The Advantage of Video Monitoring

The last few years have been unique, and we, as a society, continue to face new challenges. Organizations and businesses of all types are walking a fine line between facility accessibility and supporting facility security. As a security industry professional, you likely have felt the impact.

From small businesses to critical infrastructure, physically safeguarding people and property starts at the perimeter. While outdoor perimeter protection applications have challenges, modern technology offerings address these pain points and drive greater threat detection, real-time response, and crime deterrence efforts.

Physical Security is Fundamental to All Security
Physical security is a vital part of any security plan and is fundamental to all security efforts. Without it, information security, software security, user access security, and network security are significantly more difficult, if not impossible, to start or support.

Whether overseeing security for a retail center or operations for a sports arena, airport, or critical infrastructure, perimeter security is always, as it should be, a top priority. Without the right security protocols and technologies, assets are vulnerable to theft or sabotage. Staff is at risk of assault. Bystanders are subject to dangerous suspects at large.

Today’s Most Common Perimeter Security Challenges
When we think about serving a site and protecting the perimeter, we often do it through the lens of ideal situations, such as modern facilities and adequate budgets. This is not always the case in real-world situations.

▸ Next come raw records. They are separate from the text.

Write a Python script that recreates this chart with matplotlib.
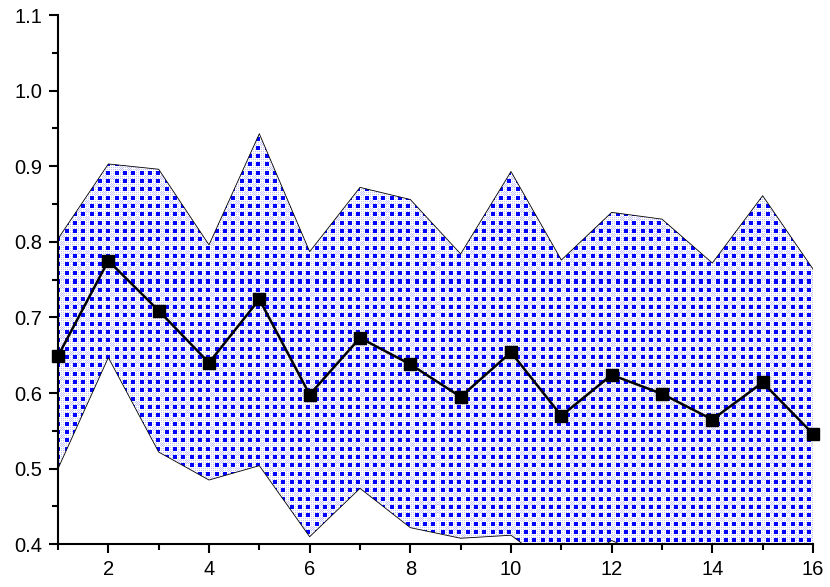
import numpy as np
import matplotlib
matplotlib.use("Agg")
import matplotlib.pyplot as plt
from matplotlib.ticker import MultipleLocator

plt.rcParams['font.family'] = ['Liberation Sans', 'DejaVu Sans']

x = list(range(1, 17))
mean = [0.649, 0.775, 0.709, 0.640, 0.724, 0.598, 0.673, 0.638,
        0.595, 0.654, 0.570, 0.624, 0.599, 0.565, 0.614, 0.546]
upper = [0.804, 0.903, 0.896, 0.796, 0.943, 0.787, 0.872, 0.856,
         0.784, 0.893, 0.776, 0.839, 0.830, 0.772, 0.861, 0.764]
lower = [0.500, 0.647, 0.522, 0.485, 0.504, 0.410, 0.474, 0.422,
         0.408, 0.412, 0.362, 0.405, 0.376, 0.360, 0.380, 0.350]
xticks = [2, 4, 6, 8, 10, 12, 14, 16]
yticks = [0.4, 0.5, 0.6, 0.7, 0.8, 0.9, 1.0, 1.1]

fig = plt.figure(figsize=(8.3, 5.87), dpi=100)
ax = fig.add_axes([58 / 830, 42.7 / 587, 755 / 830, 529.3 / 587])

# textured fill (blue squares pattern) clipped to the band
W, H = 755, 529
yy, xx = np.mgrid[0:H, 0:W]
P = 8.33
fx = np.mod(xx + 2, P)
fy = np.mod(yy + 2, P)
img = np.ones((H, W, 3))
lav = ((((fx >= 5) & (fx < 6)) | ((fx >= 7) & (fx < 8))) |
       (((fy >= 5) & (fy < 6)) | ((fy >= 7) & (fy < 8)))) & ((xx + yy) % 2 == 0)
img[lav] = [0.76, 0.76, 0.98]
blue = (fx < 4.0) & (fy < 4.0)
img[blue] = [0.0, 0.0, 1.0]

band = ax.fill_between(x, lower, upper, facecolor='none', edgecolor='none')
im = ax.imshow(img, extent=(0, 1, 0, 1), transform=ax.transAxes,
               interpolation='nearest', aspect='auto', zorder=1)
im.set_clip_path(band.get_paths()[0], transform=ax.transData)

ax.plot(x, upper, color='black', lw=0.6, zorder=2)
ax.plot(x, lower, color='black', lw=0.6, zorder=2)
ax.plot(x, mean, color='black', lw=1.8, marker='s', markersize=8,
        zorder=3, clip_on=False)

ax.set_xlim(1, 16)
ax.set_ylim(0.4, 1.1)
ax.set_xticks(xticks)
ax.set_yticks(yticks)
ax.set_yticklabels([f"{v:.1f}" for v in yticks])
ax.xaxis.set_minor_locator(MultipleLocator(1))
ax.yaxis.set_minor_locator(MultipleLocator(0.05))

for s in ['top', 'right']:
    ax.spines[s].set_visible(False)
for s in ['left', 'bottom']:
    ax.spines[s].set_linewidth(1.5)
ax.tick_params(which='major', direction='out', length=6.5, width=1.5,
               labelsize=14.5, pad=5)
ax.tick_params(which='minor', direction='out', length=4, width=1.5)

fig.savefig("out.png", dpi=100)
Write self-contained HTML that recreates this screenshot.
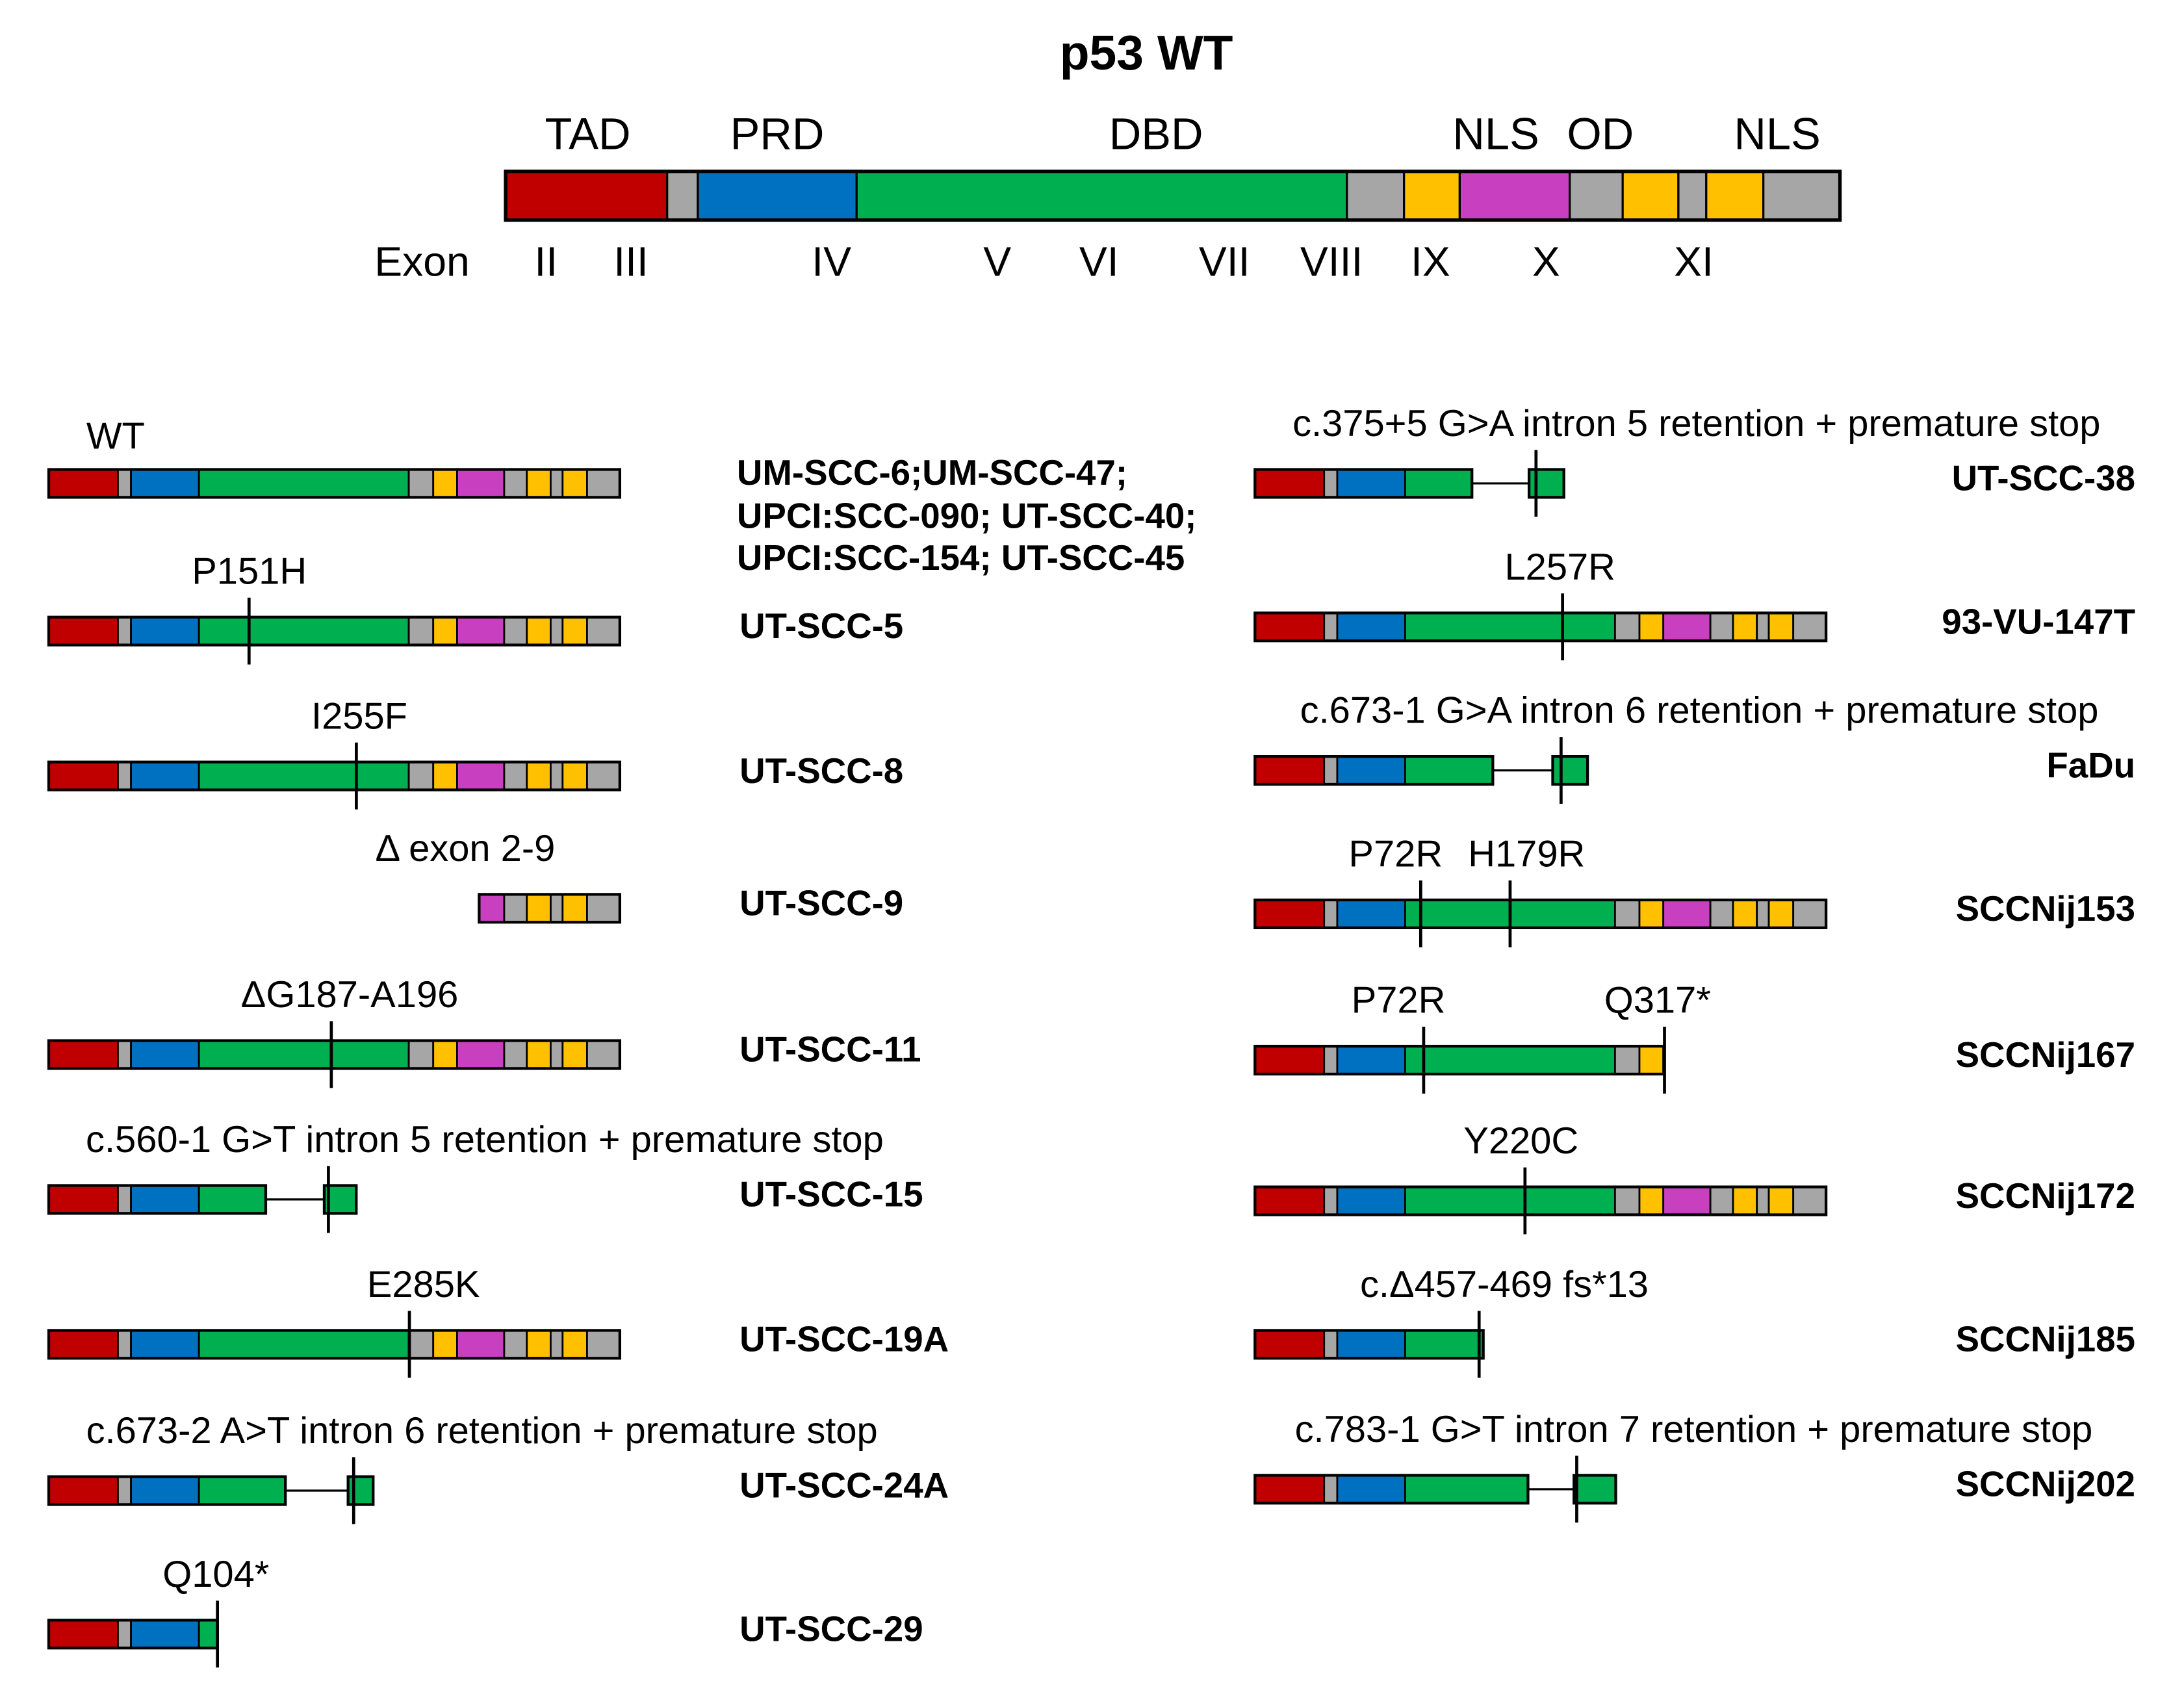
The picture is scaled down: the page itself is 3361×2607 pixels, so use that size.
<!DOCTYPE html>
<html><head><meta charset="utf-8"><style>
html,body{margin:0;padding:0;background:#fff;}
svg{display:block;}
text{font-family:"Liberation Sans",sans-serif;}
</style></head><body>
<svg id="fig" width="3361" height="2607" viewBox="0 0 1568 1216" preserveAspectRatio="none" xmlns="http://www.w3.org/2000/svg">
<text x="823" y="50" font-size="35" font-weight="bold" text-anchor="middle">p53 WT</text>
<g id="topbar"></g>
<g id="rowsg"></g>
</svg>
<script>
// domain boundaries in reference units (full length 958)
const bounds = [0,116,138,252,604,645,685,764,802,842,862,903,958];
const colors = ["#c00000","#a6a6a6","#0070c0","#00b050","#a6a6a6","#ffc000","#c840c0","#a6a6a6","#ffc000","#a6a6a6","#ffc000","#a6a6a6"];
const domainLabels = ["TAD","PRD","DBD","NLS","OD","NLS"];
const domainLabelX = [422,558,830,1074,1149,1276];
const exonLabels = ["II","III","IV","V","VI","VII","VIII","IX","X","XI"];
const exonLabelX = [392,453,597,716,789,879,956,1027,1110,1216];
const rowNames = ["WT","UT-SCC-5","UT-SCC-8","UT-SCC-9","UT-SCC-11","UT-SCC-15","UT-SCC-19A","UT-SCC-24A","UT-SCC-29",
 "UT-SCC-38","93-VU-147T","FaDu","SCCNij153","SCCNij167","SCCNij172","SCCNij185","SCCNij202"];
const rowCol = [0,0,0,0,0,0,0,0,0,1,1,1,1,1,1,1,1];
const rowStart = [0,0,0,722,0,0,0,0,0,0,0,0,0,0,0,0,0];
const rowEnd = [958,958,958,958,958,364,958,397,283,364,958,399,958,687,958,383,458];
const intronLine = [0,0,0,0,0,42,0,45,0,41,0,43,0,0,0,0,33];
const intronBox = [0,0,0,0,0,23,0,18,0,25,0,25,0,0,0,0,30];
const mutUnits = [[],[336],[516],[],[474],[],[605],[],[283],[],[516],[],[278,428],[283,687],[453],[376],[]];
const boxMut = [0,0,0,0,0,3,0,4,0,5,0,6,0,0,0,0,2];
const mutText = [["WT"],["P151H"],["I255F"],["Δ exon 2-9"],["ΔG187-A196"],["c.560-1 G>T intron 5 retention + premature stop"],["E285K"],["c.673-2 A>T intron 6 retention + premature stop"],["Q104*"],
 ["c.375+5 G>A intron 5 retention + premature stop"],["L257R"],["c.673-1 G>A intron 6 retention + premature stop"],["P72R","H179R"],["P72R","Q317*"],["Y220C"],["c.Δ457-469 fs*13"],["c.783-1 G>T intron 7 retention + premature stop"]];
const mutTextX = [[83],[179],[258],[334],[251],[348],[304],[346],[155],[1218],[1120],[1220],[1002,1096],[1004,1190],[1092],[1080],[1216]];
const rowY = [347,453,557,652,757,861,965,1070,1173,347,450,553,656,761,862,965,1069];

const NS="http://www.w3.org/2000/svg";
function mk(tag,attrs,parent){const e=document.createElementNS(NS,tag);for(const k in attrs)e.setAttribute(k,attrs[k]);parent.appendChild(e);return e;}
function txt(s,x,y,size,anchor,bold,parent){const t=mk("text",{x:x,y:y,"font-size":size,"text-anchor":anchor},parent);if(bold)t.setAttribute("font-weight","bold");t.textContent=s;return t;}

const topG=document.getElementById("topbar");
const tx0=363, tsc=1, ty=123, th=35;
for(let i=0;i<colors.length;i++){
  const r=mk("rect",{x:tx0+bounds[i]*tsc,y:ty,width:(bounds[i+1]-bounds[i])*tsc,height:th,fill:colors[i],stroke:"#000","stroke-width":1.5},topG);
  
  
}
mk("rect",{x:tx0,y:ty,width:958*tsc,height:th,fill:"none",stroke:"#000","stroke-width":2.5},topG);
for(let i=0;i<domainLabels.length;i++){
  const t=txt(domainLabels[i],domainLabelX[i],107,32,"middle",false,topG);
  
  
}
const exT=txt("Exon",303,198,30,"middle",false,topG);


for(let i=0;i<exonLabels.length;i++){
  const t=txt(exonLabels[i],exonLabelX[i],198,30,"middle",false,topG);
  
  
}

const rowsG=document.getElementById("rowsg");
const scl=410/958, bh=20;
const colX=[35,901];
for(let r=0;r<rowNames.length;r++){
  const g=mk("g",{},rowsG);
  
  
  const xu=u=>colX[rowCol[r]] + (rowStart[r]>0 ? 309 + (u-rowStart[r])*scl : u*scl);
  const y=rowY[r]-bh/2;
  const s=rowStart[r], e=rowEnd[r];
  for(let i=0;i<colors.length;i++){
    const a=Math.max(bounds[i],s), b=Math.min(bounds[i+1],e);
    if(b<=a) continue;
    const seg=mk("rect",{x:xu(a),y:y,width:xu(b)-xu(a),height:bh,fill:colors[i],stroke:"#000","stroke-width":1.3},g);
    
    
  }
  mk("rect",{x:xu(s),y:y,width:xu(e)-xu(s),height:bh,fill:"none",stroke:"#000","stroke-width":2},g);
  const xe=xu(e);
  if(intronLine[r]>0){
    const ln=mk("line",{x1:xe,y1:rowY[r],x2:xe+intronLine[r],y2:rowY[r],stroke:"#000","stroke-width":1.5},g);
    
    
    const bx=mk("rect",{x:xe+intronLine[r],y:y,width:intronBox[r],height:bh,fill:"#00b050",stroke:"#000","stroke-width":2},g);
    
    
    const m=xe+intronLine[r]+boxMut[r];
    const ml=mk("line",{x1:m,y1:rowY[r]-24,x2:m,y2:rowY[r]+24,stroke:"#000","stroke-width":2.2},g);
    
    
  }
  for(const u of mutUnits[r]){
    const m=xu(u);
    const ml=mk("line",{x1:m,y1:rowY[r]-24,x2:m,y2:rowY[r]+24,stroke:"#000","stroke-width":2.2},g);
    
    
  }
  for(let k=0;k<mutText[r].length;k++){
    const t=txt(mutText[r][k],mutTextX[r][k],rowY[r]-(r===0?25:34),27,"middle",false,g);
    
    
  }
  if(r===0){
    const lines=["UM-SCC-6;UM-SCC-47;","UPCI:SCC-090; UT-SCC-40;","UPCI:SCC-154; UT-SCC-45"];
    const ys=[348,379,409];
    for(let k=0;k<3;k++){
      const t=txt(lines[k],529,ys[k],25.5,"start",true,g);
      
      
    }
  } else {
    const t = rowCol[r]===0 ? txt(rowNames[r],531,rowY[r]+5,25.5,"start",true,g) : txt(rowNames[r],1533,rowY[r]+5,25.5,"end",true,g);
    
    
  }
}
</script>
</body></html>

Most often, securing a site involves a series of compromises between what is affordable, effective and able to be implemented. The goal is to create layers of protection that protect against the threats of the greatest concern, and, ideally, keep those threats at the perimeter.

Until very recently, some of the greatest user challenges of perimeter security have included the ability to protect sites affordably and adequately 24/7, the endangerment of security guards, the difficulty involved in securing remote sites, and reactive versus proactive security solutions.

Compatibility is another barrier to physical perimeter security. Perimeter security should be able to integrate with other security systems, such as alarms or sensors, and should not impede their effectiveness or accuracy. Failure to integrate these systems can create vulnerabilities and reduce the overall effectiveness of the security system. Therefore, it is important to ensure that all security systems are designed and implemented to work together seamlessly.

Another key factor in physical perimeter security is flexibility. Perimeter security should be adaptable to changing threats, regulations or environments, and should not become obsolete or ineffective quickly. This requires a continuous evaluation and updating of the security system to ensure that it still is effective and up to date.

Key Trends in Perimeter Security
A key trend in perimeter security is the continued and increased adoption of video monitoring. Powered by sophisticated analytics and paired with live audio intervention, remote video monitoring is revolutionizing video surveillance capabilities and vastly expanding applications.

This shift from traditional video monitoring to an initiative-taking solution has allowed the security industry to address many of the common barriers in physical security, including deterrence, cost-effectiveness and covering challenging spaces.

The most significant advantage of video monitoring in perimeter security is the ability to detect potential security threats before they become incidents. According to a study by the Department of Justice, video surveillance is effective in deterring crimes such as theft, vandalism and trespassing (Roman, Reid, & Reid, 2008). By monitoring video feeds in real time, security staff can quickly detect potential threats, and act before they escalate into more serious incidents. This can include alerting law enforcement or dispatching on-site security staff to investigate the situation. This benefit increases with the addition of analytics and live intervention.

Rather than being relegated to a post-event forensic analysis tool, remote video monitoring can detect suspicious, unwanted or unusual activity, and alert human security professionals to provide immediate responses to the activity with live, personalized audio while following additional protocols.

Reduce the Cost of Staff
Studies show that video monitoring can help to reduce the cost of security staff. This is because video monitoring allows a small team of security staff to watch multiple locations simultaneously, reducing the need for more staff. Video guarding can be particularly beneficial for small businesses or organizations with limited budgets.

Remote video monitoring has also proven to be especially valuable in providing security for remote, dark, and expansive areas. In these scenarios, it allows for real-time surveillance of the property from a remote location. This eliminates or reduces the need for on-site security personnel and decreases the risks associated with securing these areas. Remote video monitoring is integrated with other security systems, such as access control and intrusion detection, to create a comprehensive security solution.

Today, remote video guarding is an essential part of perimeter security. It supplies real-time information on potential security threats, reduces security personnel costs, improves response time, supplies evidence in criminal investigations, and offers peace of mind for property owners and facility managers. As the cost of video surveillance technology continues to decrease and the effectiveness of these systems continues to improve, video monitoring will likely become even more essential in perimeter security.